Much of the commentary about the nascent 2020 presidential race is truly puzzling. Pundits, news reporters, and the Democratic candidates themselves have taken to treating Donald Trump as if he is some kind of awesome (or awful) monster, a fearsome power to be reckoned with, one that can only be beaten if no one makes a single misstep.
This is utter nonsense, and it represents a massive over-correction from 2016. Yes, we all should have learned the lessons that nothing should be taken for granted and that eligible voters who abstain from voting or cast protest votes are actually causing harm to our democratic system.
No one (including Trump) thought Trump would win in 2016, yet he is now the President. Lesson learned. But the lesson to be learned is most definitely not that Trump is some kind of evil genius or that Democrats have little-to-no hope of beating him unless they draw the proverbial inside straight.
That attitude is not merely wrong but potentially self-fulfilling. Trump as a candidate continues to be a buffoon, and although he is a very dangerous buffoon, talking about him with respectful trepidation hands over power that his opponents should not be willing to give away.
The Evil Force Than Cannot Be Resisted: A Popular Trope
This situation presents an interesting parallel to the depiction of monsters in popular fiction, where audiences are told that a villain is simply unbeatable, yet that evildoer somehow always ends up being beaten. And then everyone is perversely disappointed.
Take, for example, Game of Thrones, the blockbuster HBO series that was on everyone’s best-of-all-time lists until this year’s concluding mini-season, which left everyone angry or bewildered. (Warning: Spoilers ahead.) For my money, the final season—weak though it was—is not enough to undo the legacy of the show, but it certainly makes it easy for those of us who argued all along that The Wire is the greatest show ever to win that debate hands-down.
But what does this have to do with Trump? In Game of Thrones, there are plenty of evildoers, so much so that it is often easy to forget at various times that the biggest evil out there is an army of the dead, the White Walkers, led by the Night King. Whatever one might think of Cersei or Daenarys or anyone else, their capacity for doing harm is nothing compared to the Night King.
Indeed, the story revolves around the idea that the Night King’s army can never be defeated, because they cannot die—and because the fallen members of any army that battles the White Walkers will themselves be reincarnated as White Walkers. In a battle of, say, 1,000 humans against 1,000 White Walkers, the end result will never be fewer than 1,000 White Walkers, and quite possibly it will end with zero humans and 2,000 White Walkers.

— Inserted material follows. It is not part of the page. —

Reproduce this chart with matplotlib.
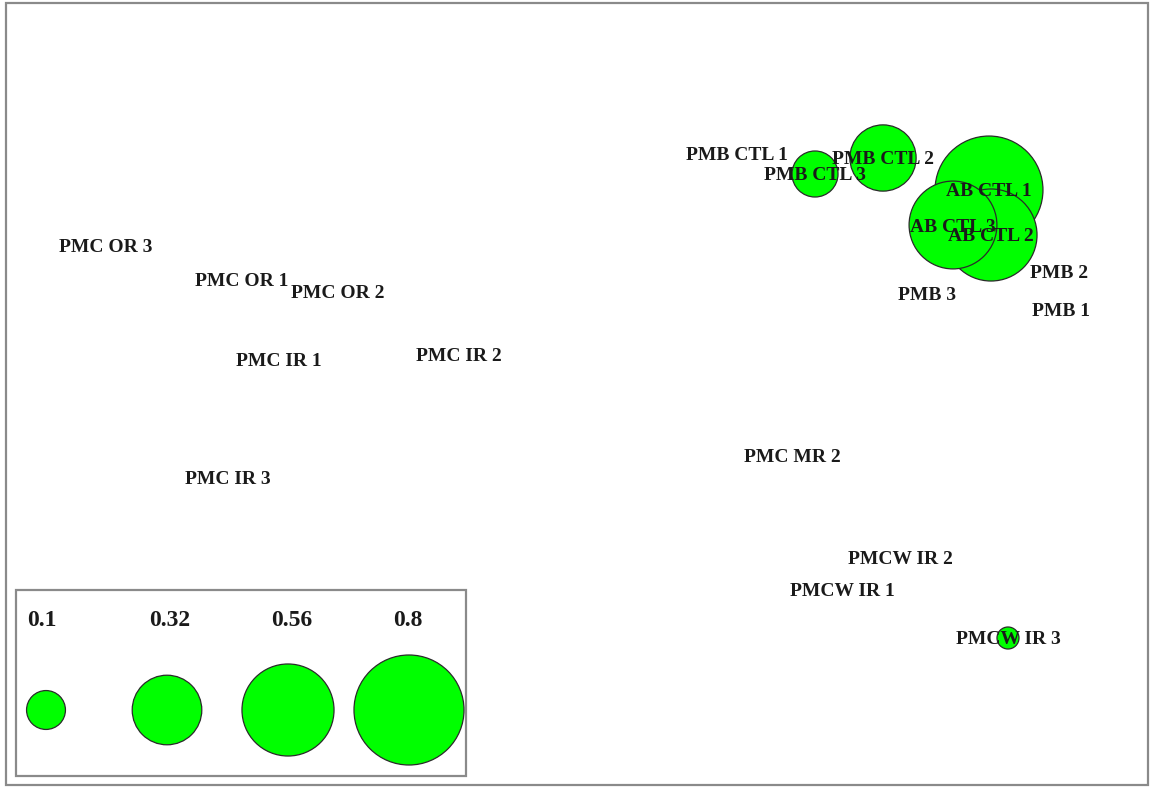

Because Game of Thrones is great fiction, there are also made-up substances—dragonglass and Valyrian steel—that can kill White Walkers; but of course those things are in short supply. Think of it as the search for Kryptonite, another made-up substance from timeless comic fiction that somehow levels the playing field against an unbeatable alien creature.
One of the complaints that many viewers expressed about the climactic battle against the White Walkers (presented, puzzlingly, in the fourth-to-last episode of the series, even though the outcome of this battle determines whether humanity will survive) is how easy it was in the end to defeat the bad guys. Arya Stark just happens to have a weapon made of Valyrian steel, and she just happens to get the chance to stab the Night King with it. He is destroyed, and all White Walkers are destroyed as a result. Problem solved!

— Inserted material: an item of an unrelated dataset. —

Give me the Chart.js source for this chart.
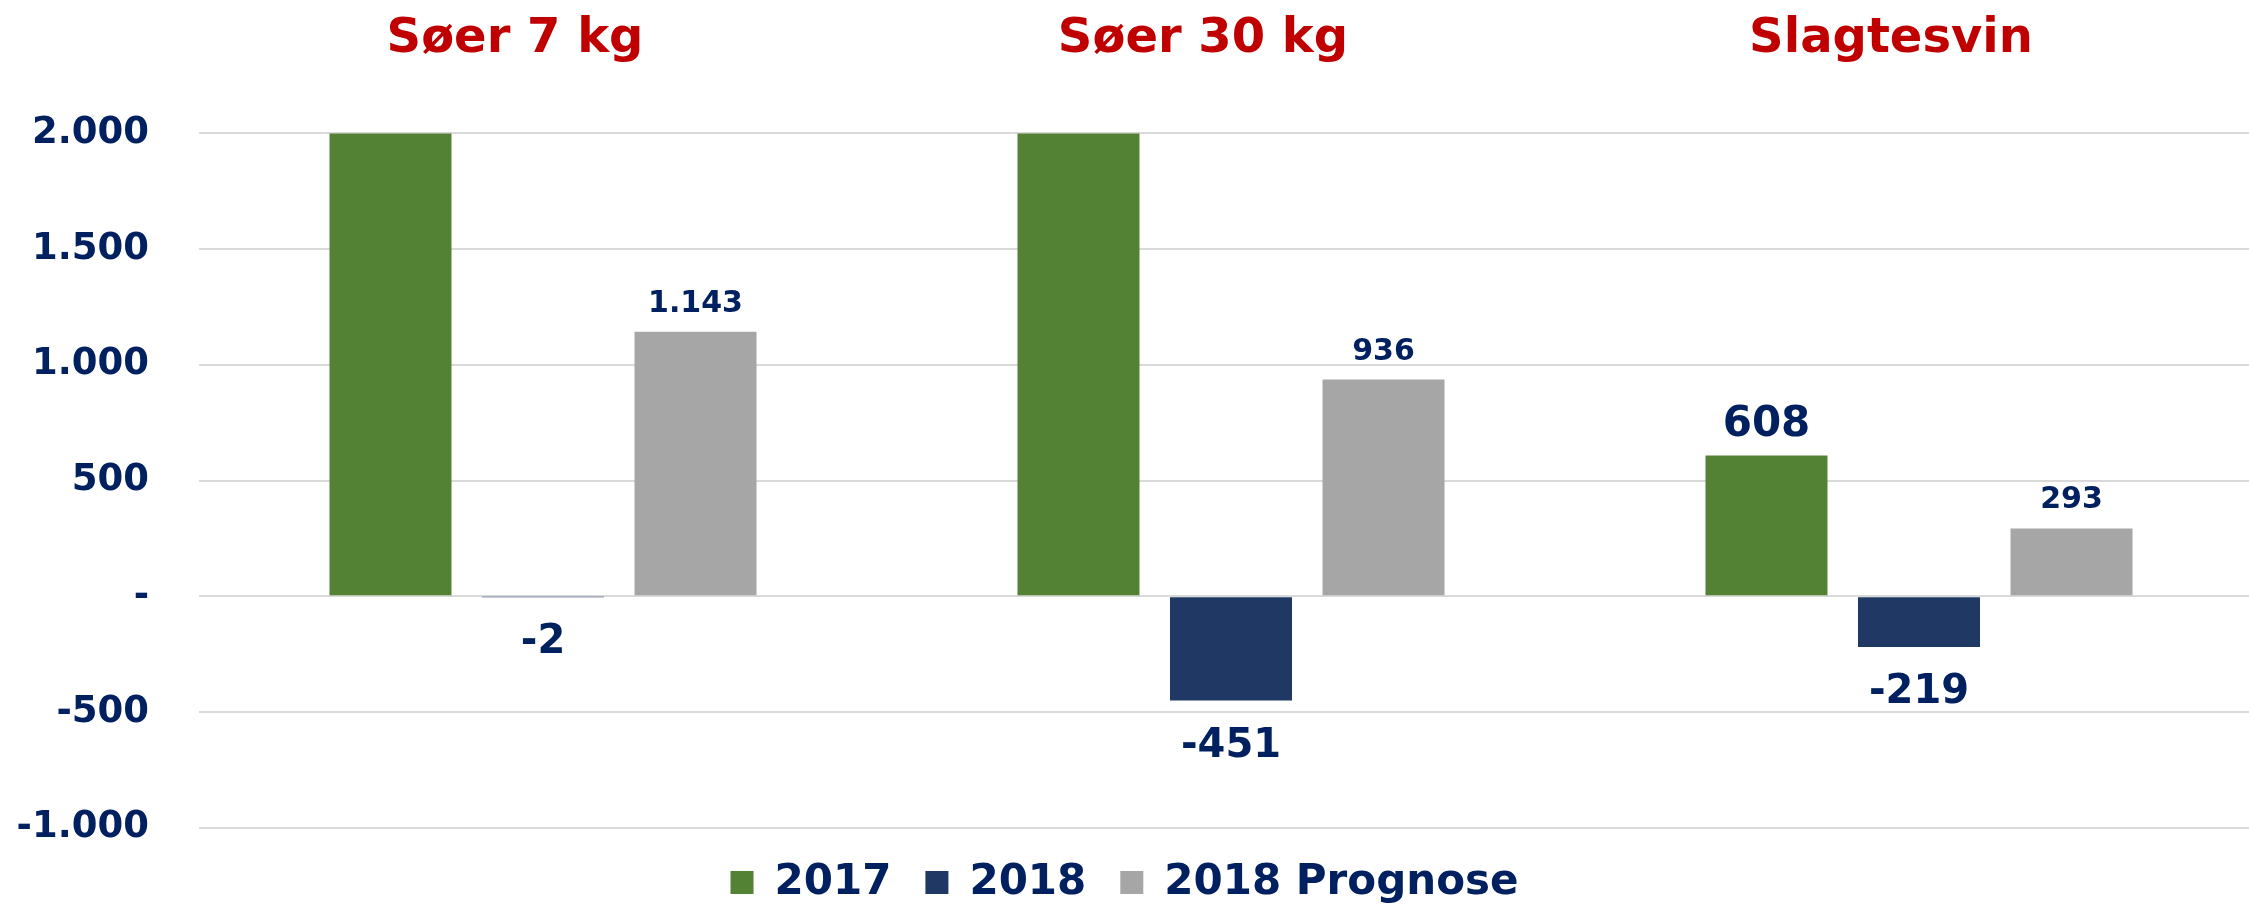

I happen to think that many of the complaints about the final season of Game of Thrones were overwrought, but the point here is that the resolution of the narrative tension created by the White Walkers was guaranteed to disappoint audiences. We want to believe that unbeatable foes are in fact beatable—usually through pluck and hard work by good-hearted people—but when they actually are defeated, we ask: “Wait, that’s it? What were we so excited about? That was easy.”
Again, this is not a Thrones-specific problem. In the first Star Wars film in 1977 (“Episode IV: A New Hope”), the evil Death Star is impregnable until it is convenient for it not to be, and a single shot destroys it (but, we find out in later films, not really). It is to the credit of the franchise’s later writers that they finally offered an explanation for that fatal flaw (in Rogue One), but that does not change the overall problem with this kind of dramatic arc.

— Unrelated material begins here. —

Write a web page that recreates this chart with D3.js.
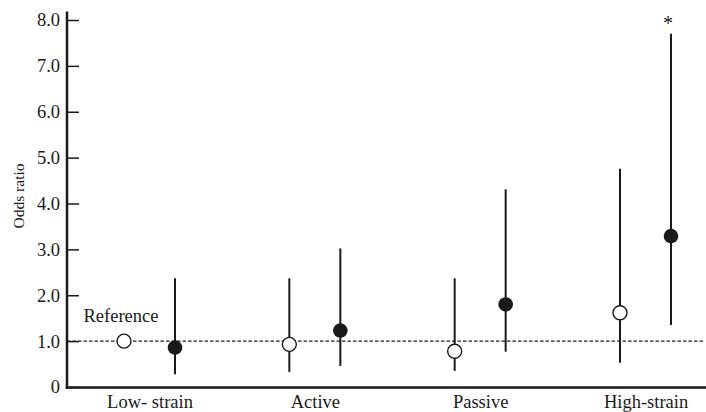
<!DOCTYPE html>
<html>
<head>
<meta charset="utf-8">
<script src="https://cdn.jsdelivr.net/npm/d3@7"></script>
<style>
  html, body { margin: 0; padding: 0; background: #fff; }
  svg { display: block; }
  text { font-family: "Liberation Serif", "Times New Roman", serif; fill: #1a1a1a; }
</style>
</head>
<body>
<svg id="chart" width="706" height="412"></svg>
<script>
// ---- data ----
const categories = ["Low- strain", "Active", "Passive", "High-strain"];
const openOR   = [1.00, 0.93, 0.78, 1.62];
const openLo   = [null, 0.33, 0.35, 0.53];
const openHi   = [null, 2.37, 2.37, 4.76];
const filledOR = [0.86, 1.23, 1.80, 3.29];
const filledLo = [0.28, 0.46, 0.77, 1.35];
const filledHi = [2.37, 3.02, 4.31, 7.70];
const yTicks = [0, 1, 2, 3, 4, 5, 6, 7, 8];
const referenceValue = 1.0;
const significant = [false, false, false, true];

// ---- layout ----
const svg = d3.select("#chart");
const axisX = 67, axisBottomY = 387.5, rightEdge = 706;

const y = d3.scaleLinear().domain([0, 8]).range([387, 20]);
const x = d3.scalePoint().domain(categories).range([149.5, 645.5]);
const off = 25.5;

// reference dashed line
svg.append("line")
  .attr("x1", axisX).attr("x2", 703)
  .attr("y1", y(referenceValue)).attr("y2", y(referenceValue))
  .attr("stroke", "#222").attr("stroke-width", 1.1)
  .attr("stroke-dasharray", "3.5,2");

// y axis
const yAxis = d3.axisLeft(y).tickValues(yTicks).tickSize(-12).tickPadding(7)
  .tickFormat(d => d === 0 ? "0" : d.toFixed(1));
const gy = svg.append("g").attr("transform", `translate(${axisX},0)`).call(yAxis);
gy.select(".domain").remove();
gy.selectAll(".tick line").attr("stroke", "#1a1a1a").attr("stroke-width", 1.5);
gy.selectAll(".tick text").attr("font-size", 18.5).attr("font-family", "Liberation Serif").attr("fill", "#1a1a1a");
svg.append("line").attr("x1", axisX).attr("x2", axisX)
  .attr("y1", 11.5).attr("y2", axisBottomY + 1.5)
  .attr("stroke", "#1a1a1a").attr("stroke-width", 2.5);

// x axis
const xAxis = d3.axisBottom(x).tickSize(0).tickPadding(7);
const gx = svg.append("g").attr("transform", `translate(0,${axisBottomY})`).call(xAxis);
gx.select(".domain").remove();
gx.selectAll(".tick text").attr("font-size", 18.5).attr("font-family", "Liberation Serif").attr("fill", "#1a1a1a");
svg.append("line").attr("x1", axisX - 1.25).attr("x2", rightEdge)
  .attr("y1", axisBottomY).attr("y2", axisBottomY)
  .attr("stroke", "#1a1a1a").attr("stroke-width", 2.5);

// y label
svg.append("text")
  .attr("transform", `translate(24,196) rotate(-90)`)
  .attr("text-anchor", "middle")
  .attr("font-size", 15.5)
  .text("Odds ratio");

// error bars
categories.forEach((c, i) => {
  if (openLo[i] != null) {
    svg.append("line")
      .attr("x1", x(c) - off).attr("x2", x(c) - off)
      .attr("y1", y(openLo[i])).attr("y2", y(openHi[i]))
      .attr("stroke", "#1a1a1a").attr("stroke-width", 2);
  }
  svg.append("line")
    .attr("x1", x(c) + off).attr("x2", x(c) + off)
    .attr("y1", y(filledLo[i])).attr("y2", y(filledHi[i]))
    .attr("stroke", "#1a1a1a").attr("stroke-width", 2);
});

// points
svg.selectAll("circle.open").data(categories).enter().append("circle")
  .attr("class", "open")
  .attr("cx", c => x(c) - off)
  .attr("cy", (c, i) => y(openOR[i]))
  .attr("r", 7)
  .attr("fill", "#fff").attr("stroke", "#1a1a1a").attr("stroke-width", 1.4);

svg.selectAll("circle.filled").data(categories).enter().append("circle")
  .attr("class", "filled")
  .attr("cx", c => x(c) + off)
  .attr("cy", (c, i) => y(filledOR[i]))
  .attr("r", 7.3)
  .attr("fill", "#1a1a1a");

// reference label
svg.append("text")
  .attr("x", x(categories[0]) - off - 3).attr("y", 322)
  .attr("text-anchor", "middle")
  .attr("font-size", 18.5)
  .text("Reference");

// significance marker
categories.forEach((c, i) => {
  if (significant[i]) {
    svg.append("text")
      .attr("x", x(c) + off - 3).attr("y", y(filledHi[i]) - 4)
      .attr("text-anchor", "middle")
      .attr("font-size", 20)
      .text("*");
  }
});
</script>
</body>
</html>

Similarly, in the third Star Wars film (“Episode VI: Return of the Jedi”), it turns out that the Emperor can be killed simply by being picked up and thrown into a pit. One would think that the top guy on The Dark Side would be a bit more resilient, but like the Night King’s helplessness against Arya’s blade, the super-powerful can be laid low in quite simple ways that leave the audience excited but befuddled.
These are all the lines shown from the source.